The combination of Ajith, Saran and Bharadwaj has proven a success so far. The trio is back with their latest Tamil movie, Aasal (Real), under the Sivaji Banner. Expectations are high, what with Sameera Reddy and Bhavana joining the team, and "Thala" fans are eagerly expecting a blockbuster from the 'ultimate star'.
So, does the album, with lyrics penned by Vairamuthu, deliver? Read to find out.
Aasal is your typical mass intro song: it has a bunch of ghostly feminine voices intermingling with synthesized music that tingles your ear-drums. It has the mandatory "Thala Pola Varumaa" refrain, a very proper tribute to the star, complete with sultry vocals. With Sunitha Menon providing depth to the musical proceedings, this one does manage to be different in its vocal arrangements.
The pace is catchy, and once you get into the mood of the number, it manages to grab your attention. Sometimes Mission Impossible, sometimes, Bond but possibly, the chart-buster of the album.
Trumpets galore begin Yengay Yengay enthusiastically, and you're instantly taken back to the Bharadwaj of Kadhal Mannan days, when he liked to play with a bazillion instruments all thrumming in your ears at the same time, a la 80s disco music.
It's pretty much the same here and the feeling of deja vu is deepened by the fact that it's SPB who's providing the vocals. Vairamuthu's lyrics drip with anguish about birth, death, life in general and a certain brutal optimism. It could have been better, though.
Like something straight of Kanthaswamy begins Kuthiraikku Theriyum, which is all about a horse knowing who its jockey is going to be. Rendered in appropriately sensuous fashion by Surmukhi and Sri Charan, this one pretty much follows the pseudo-romantic template. This one reminds you quite a bit of Vaali's Nilavaik Konduvaa, it's a nod to those who go in for titillation.
Straight out of the cult classic Pudhiya Paravai's Paartha Gnanabagam Illaiyo comes the refrain for Yae Dushyantha, and true to form, the song borrows liberally from the yesteryear number as well. But here too, Bharadwaj's flair for instrumental arrangements comes in handy.
Surmukhi and Kumaran pitch in for the vocals here as well, and in some weird fashion, the song manages to meld old and new well, finally integrating completely into the latter. Purists might have plenty to say about that but the sax segment in the end does sound pleasant. A different attempt.

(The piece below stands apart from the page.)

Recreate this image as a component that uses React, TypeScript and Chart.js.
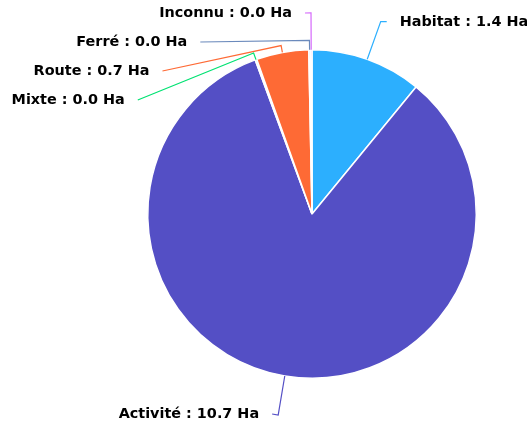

Yengay Yengay's remixed version does have a lot more of the angst going for it; perhaps because it's chorus is led by Karthikeyan. There's less of theatrics and more of genuine sorrow here. The harmonium in the background adds a Chaplin-esque feel to the proceedings, and that accentuates the emotions. Not scintillating, perhaps but mildly appealing.
And just when you were wondering where the mandatory kuthu song was, comes Tottadoing, aptly named, and taking a leaf out of one of Bharadwaj's earlier chartbusters, O Podu. Mukesh and Janani join voices to bring one for Ajith's fans, the kind that'll have them jigging in their seats.
Em Thandhai begins mournfully, in an almost statuesque fashion, a rather moving tribute to a father. Apparently a dedication to veteran actor Sivaji himself, it manages to tug at your heart-strings, with a predominance to Bharadwaj's vocals, and the instruments kept to the bare minimum. The violins, right at the finale, are a neat touch as well.
It might be the standard Ajith collection, with all the pandering attributed to stars, but it's also obvious that Bharadwaj has taken pains to deliver something off the beaten path for Aasal. Yes, there are a few moments where Rehash Syndrome strikes but he's tried to move away from his recent, lackluster efforts.
For Ajith fans at the very least, that's a plus.